Health Tax Break on the Table in Debt Talks

Written by FrumForum News on Friday July 8, 2011

Reuters reports:

Deficit-reduction negotiators are looking at imposing new limits on existing tax breaks for employer-provided health insurance, a senior Democrat in the U.S. House of Representatives said on Friday.

"I think limiting the deduction for the higher income brackets is something that is on the table" in the negotiations, Representative Sandy Levin told Reuters. Levin is the senior Democrat on the tax-writing House Ways and Means Committee.

President Barack Obama and Republican and Democratic negotiators in Congress are trying to craft a deal to cut $4 trillion from budget deficits over 10 years to give lawmakers political cover to raise the government's debt ceiling of $14.3 trillion.

Health experts and economists have long viewed reining in the healthcare tax exclusion as a potential means of controlling soaring healthcare costs. Advocates believe individuals would respond to the resulting higher costs by pursuing less expensive insurance plans.

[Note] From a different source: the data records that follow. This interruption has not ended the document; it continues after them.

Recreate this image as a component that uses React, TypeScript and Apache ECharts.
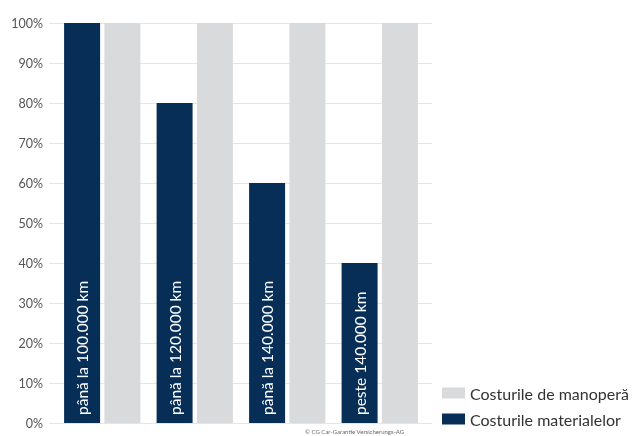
import React, { useEffect, useRef } from "react";
import * as echarts from "echarts";

const categories = ["până la 100.000 km", "până la 120.000 km", "până la 140.000 km", "peste 140.000 km"];
const materialCosts = [100, 80, 60, 40];
const labourCosts = [100, 100, 100, 100];
const seriesNames = ["Costurile materialelor", "Costurile de manoperă"];
const yTicks = [0, 10, 20, 30, 40, 50, 60, 70, 80, 90, 100];
const copyright = "© CG Car-Garantie Versicherungs-AG";

export default function App() {
  const ref = useRef<HTMLDivElement>(null);
  useEffect(() => {
    if (!ref.current) return;
    const chart = echarts.init(ref.current, undefined, { renderer: "svg" });
    const font = "Lato, 'Open Sans', sans-serif";
    chart.setOption({
      animation: false,
      textStyle: { fontFamily: font },
      grid: [
        { left: 49, right: 201, top: 23, bottom: 13 },
        { left: 56, right: 207, top: 23, bottom: 13 },
      ],
      xAxis: [
        { type: "category", gridIndex: 0, data: categories, show: false },
        {
          type: "category",
          gridIndex: 1,
          data: categories,
          axisLine: { show: false },
          axisTick: { show: false },
          axisLabel: { show: false },
        },
      ],
      yAxis: [
        {
          type: "value",
          gridIndex: 0,
          min: yTicks[0],
          max: yTicks[yTicks.length - 1],
          interval: 10,
          axisLine: { show: false },
          axisTick: { show: false },
          axisLabel: {
            formatter: (v: number) => v + "%",
            color: "#555",
            fontSize: 12.5,
            margin: 6,
            fontFamily: font,
          },
          splitLine: { lineStyle: { color: "#e6e6e6", width: 1 } },
        },
        {
          type: "value",
          gridIndex: 1,
          min: 0,
          max: 100,
          interval: 10,
          show: false,
          splitLine: { show: false },
        },
      ],
      legend: {
        data: [seriesNames[1], seriesNames[0]],
        orient: "vertical",
        left: 442,
        top: 385,
        padding: 0,
        icon: "rect",
        itemWidth: 23,
        itemHeight: 11,
        itemGap: 10,
        textStyle: { color: "#333", fontSize: 16, fontFamily: font },
      },
      series: [
        {
          name: seriesNames[0],
          type: "bar",
          xAxisIndex: 1,
          yAxisIndex: 1,
          data: materialCosts,
          barWidth: 36,
          barGap: "12%",
          itemStyle: { color: "#062e57" },
          label: {
            show: true,
            position: "insideBottom",
            rotate: 90,
            align: "left",
            verticalAlign: "middle",
            distance: 8,
            formatter: (p: any) => p.name,
            color: "#ffffff",
            fontSize: 15.5,
            fontFamily: font,
          },
        },
        {
          name: seriesNames[1],
          type: "bar",
          xAxisIndex: 1,
          yAxisIndex: 1,
          data: labourCosts,
          barWidth: 36,
          itemStyle: { color: "#d9dadc" },
        },
      ],
      graphic: [
        {
          type: "text",
          left: 305,
          top: 428,
          style: { text: copyright, fontSize: 6, fill: "#666", fontFamily: font },
        },
      ],
    });
    return () => chart.dispose();
  }, []);
  return (
    <div
      ref={ref}
      style={{ position: "fixed", left: 0, top: 0, width: 633, height: 436 }}
    />
  );
}
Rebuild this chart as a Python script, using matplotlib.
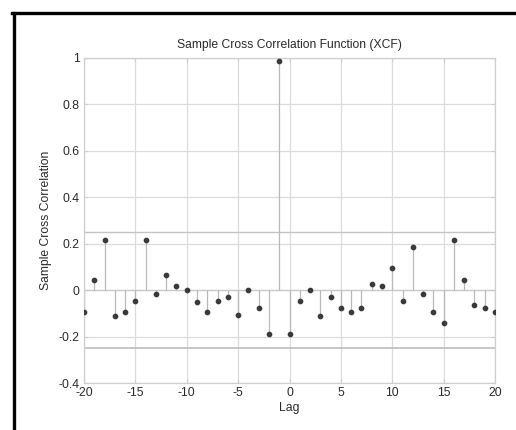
import numpy as np
import matplotlib
matplotlib.use("Agg")
import matplotlib.pyplot as plt
from matplotlib.lines import Line2D

plt.rcParams['font.family'] = ['Liberation Sans', 'DejaVu Sans']
plt.rcParams['axes.unicode_minus'] = False

lags = list(range(-20, 21))
xcf = [-0.096, 0.043, 0.217, -0.111, -0.096, -0.046, 0.217, -0.017, 0.065, 0.017,
       0.0, -0.050, -0.096, -0.047, -0.029, -0.108, 0.0, -0.079, -0.190, 0.986,
       -0.190, -0.046, 0.0, -0.111, -0.029, -0.079, -0.096, -0.079, 0.027, 0.016,
       0.094, -0.046, 0.187, -0.017, -0.096, -0.141, 0.217, 0.043, -0.066, -0.079,
       -0.096]
conf_bound = 0.25

xticks = [-20, -15, -10, -5, 0, 5, 10, 15, 20]
yticks = [-0.4, -0.2, 0, 0.2, 0.4, 0.6, 0.8, 1]
ytick_labels = ['-0.4', '-0.2', '0', '0.2', '0.4', '0.6', '0.8', '1']

text_color = '#2a2a2a'
grid_color = '#dcdcdc'

fig = plt.figure(figsize=(5.16, 4.30), dpi=100)
fig.patch.set_facecolor('white')

# border along the top and left edges of the figure
fig.add_artist(Line2D([13.5 / 516, 13.5 / 516], [0, 1 - 13 / 430],
                      transform=fig.transFigure, color='black', lw=2.4))
fig.add_artist(Line2D([12.3 / 516, 1], [1 - 13 / 430, 1 - 13 / 430],
                      transform=fig.transFigure, color='black', lw=2.4))

ax = fig.add_axes([84 / 516, 1 - 383 / 430, (495 - 84) / 516, (383 - 58) / 430])
ax.set_xlim(-20, 20)
ax.set_ylim(-0.4, 1)

ax.grid(True, color=grid_color, lw=0.9)
ax.set_axisbelow(True)

ax.axhline(0, color='#c8c8c8', lw=0.9, zorder=1)
ax.axhline(conf_bound, color='#c4c4c4', lw=1.0, zorder=1)
ax.axhline(-conf_bound, color='#b8b8b8', lw=1.1, zorder=1)

ax.vlines(lags, 0, xcf, color='#b8b8b8', lw=0.9, zorder=2)
ax.plot(lags, xcf, 'o', color='#3a3a3a', ms=3.1, mec='#3a3a3a', zorder=3)

ax.set_xticks(xticks)
ax.set_yticks(yticks)
ax.set_yticklabels(ytick_labels)
ax.tick_params(direction='in', length=3, color='#cfcfcf', labelcolor=text_color,
               labelsize=8.8, pad=3, top=True, right=True)
for s in ax.spines.values():
    s.set_color('#cfcfcf')
    s.set_linewidth(0.9)

ax.set_title('Sample Cross Correlation Function (XCF)', fontsize=8.7,
             color=text_color, pad=7)
ax.set_xlabel('Lag', fontsize=8.8, color=text_color, labelpad=2)
ax.set_ylabel('Sample Cross Correlation', fontsize=8.7, color=text_color, labelpad=5)

fig.savefig('out.png', dpi=100, facecolor='white')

Analysts would expect any change in the tax exclusion to take effect gradually - probably beginning after the 2012 election, with a cap set below the expected rate of rising healthcare costs.

A cap could be politically feasible because it would not register as a tax increase, the initial pain would be minimal and those affected would be higher income employees rather than the elderly or the poor, analysts say.

"The general consensus of non-elected people who pay attention to this is that that's really the way to go. You've got to ease yourself into something like this," said Joseph Antos, a healthcare policy expert at the conservative American Enterprise Institute.

Levin said that removing the break too quickly could upset last year's landmark health reform law.

"Those provisions are essential to healthcare reform. So you have to be very, very careful," he said.